The MLP Block¶
The Problem¶
Attention lets tokens communicate — each token can gather information from other tokens. But attention is a linear operation (weighted sums). It can only compute linear combinations of existing information.
To learn complex patterns (like "after 'qu', the next letter is usually a vowel"), the model needs non-linear processing.
The MLP (Multi-Layer Perceptron)¶
The MLP is a two-layer network sandwiched around a non-linear activation:
flowchart LR
X["x<br>(16 dims)"] --> FC1["Linear<br>16 → 64<br>(expand)"]
FC1 --> ACT["ReLU²<br>(activate)"]
ACT --> FC2["Linear<br>64 → 16<br>(compress)"]

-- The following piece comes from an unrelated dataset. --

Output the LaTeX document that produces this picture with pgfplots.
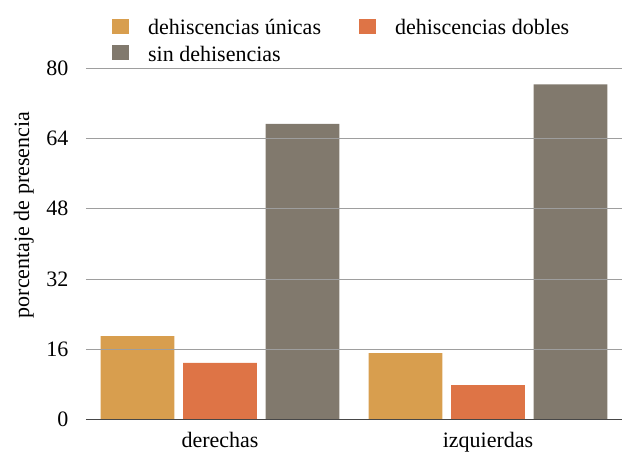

FC2 --> OUT["output<br>(16 dims)"] The Code (Lines 135–141)¶
# 2) MLP block
x_residual = x # save for residual
x = rmsnorm(x) # normalize
x = linear(x, state_dict[f'layer{li}.mlp_fc1']) # expand: 16 → 64
x = [xi.relu() ** 2 for xi in x] # activation: ReLU²
x = linear(x, state_dict[f'layer{li}.mlp_fc2']) # compress: 64 → 16
x = [a + b for a, b in zip(x, x_residual)] # residual connection
The first linear layer produces 64 outputs. This 4× expansion gives the model more room to compute complex features.

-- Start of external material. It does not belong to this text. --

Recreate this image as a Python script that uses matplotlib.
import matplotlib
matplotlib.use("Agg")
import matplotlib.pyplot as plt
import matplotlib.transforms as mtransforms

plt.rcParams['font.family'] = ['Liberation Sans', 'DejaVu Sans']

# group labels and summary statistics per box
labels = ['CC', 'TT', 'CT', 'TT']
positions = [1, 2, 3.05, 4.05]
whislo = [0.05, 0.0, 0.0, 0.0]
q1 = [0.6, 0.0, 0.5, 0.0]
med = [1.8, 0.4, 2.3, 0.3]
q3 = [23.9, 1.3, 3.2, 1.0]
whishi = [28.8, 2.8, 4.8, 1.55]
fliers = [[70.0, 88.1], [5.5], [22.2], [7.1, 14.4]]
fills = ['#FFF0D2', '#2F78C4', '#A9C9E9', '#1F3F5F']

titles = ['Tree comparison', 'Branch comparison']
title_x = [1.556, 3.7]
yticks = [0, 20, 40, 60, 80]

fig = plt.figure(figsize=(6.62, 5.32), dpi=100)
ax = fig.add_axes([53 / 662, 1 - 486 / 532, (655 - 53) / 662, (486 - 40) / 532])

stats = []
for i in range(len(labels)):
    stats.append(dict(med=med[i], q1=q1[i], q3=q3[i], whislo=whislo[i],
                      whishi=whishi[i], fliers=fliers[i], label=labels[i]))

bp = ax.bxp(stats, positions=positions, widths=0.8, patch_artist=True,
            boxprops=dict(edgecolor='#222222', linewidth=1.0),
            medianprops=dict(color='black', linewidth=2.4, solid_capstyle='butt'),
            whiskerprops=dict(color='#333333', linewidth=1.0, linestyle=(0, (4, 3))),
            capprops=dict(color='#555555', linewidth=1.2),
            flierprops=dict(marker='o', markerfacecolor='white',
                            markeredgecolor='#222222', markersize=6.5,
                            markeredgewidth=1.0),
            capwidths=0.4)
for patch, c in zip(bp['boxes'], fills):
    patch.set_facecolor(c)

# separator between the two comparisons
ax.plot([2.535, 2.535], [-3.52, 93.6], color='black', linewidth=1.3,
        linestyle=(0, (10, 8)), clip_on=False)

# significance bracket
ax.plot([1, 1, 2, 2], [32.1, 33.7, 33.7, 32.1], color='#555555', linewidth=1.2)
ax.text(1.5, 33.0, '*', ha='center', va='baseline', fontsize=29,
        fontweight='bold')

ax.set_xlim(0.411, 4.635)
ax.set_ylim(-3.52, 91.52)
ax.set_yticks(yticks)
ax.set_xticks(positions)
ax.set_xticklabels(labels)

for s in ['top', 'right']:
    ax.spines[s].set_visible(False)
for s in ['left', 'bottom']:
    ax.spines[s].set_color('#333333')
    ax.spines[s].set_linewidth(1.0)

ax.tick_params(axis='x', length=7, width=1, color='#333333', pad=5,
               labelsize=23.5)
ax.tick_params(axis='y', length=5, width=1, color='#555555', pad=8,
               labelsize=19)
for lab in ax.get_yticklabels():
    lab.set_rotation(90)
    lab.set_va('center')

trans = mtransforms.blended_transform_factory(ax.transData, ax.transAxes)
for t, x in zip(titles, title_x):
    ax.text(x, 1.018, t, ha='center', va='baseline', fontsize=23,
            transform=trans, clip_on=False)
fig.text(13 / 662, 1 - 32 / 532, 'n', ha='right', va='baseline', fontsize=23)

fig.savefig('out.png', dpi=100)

Applies \(\text{ReLU}(x)^2 = (\max(0, x))^2\):
Why not just a linear function? Because two linear layers in sequence are equivalent to a single linear layer. The non-linearity is what lets the MLP compute complex functions.
What Does the MLP Actually Do?¶
MLP as a Memory Bank
Researchers have found that MLP layers in Transformers act as memory banks:
- The first layer's weights (64×16) contain keys — patterns to match against
- The activation function acts as a gate — turning off irrelevant patterns
- The second layer's weights (16×64) contain values — information to inject when a pattern matches
Terminology
| Term | Meaning |
|---|---|
| MLP | Multi-Layer Perceptron — a two-layer feedforward network |
| Activation function | A non-linear function between layers (here: ReLU²) |
| Expansion ratio | Factor by which the hidden dimension expands (4× here) |
| Feedforward | Information flows in one direction (no loops) |
| Non-linearity | Any function that isn't \(f(x) = ax + b\) |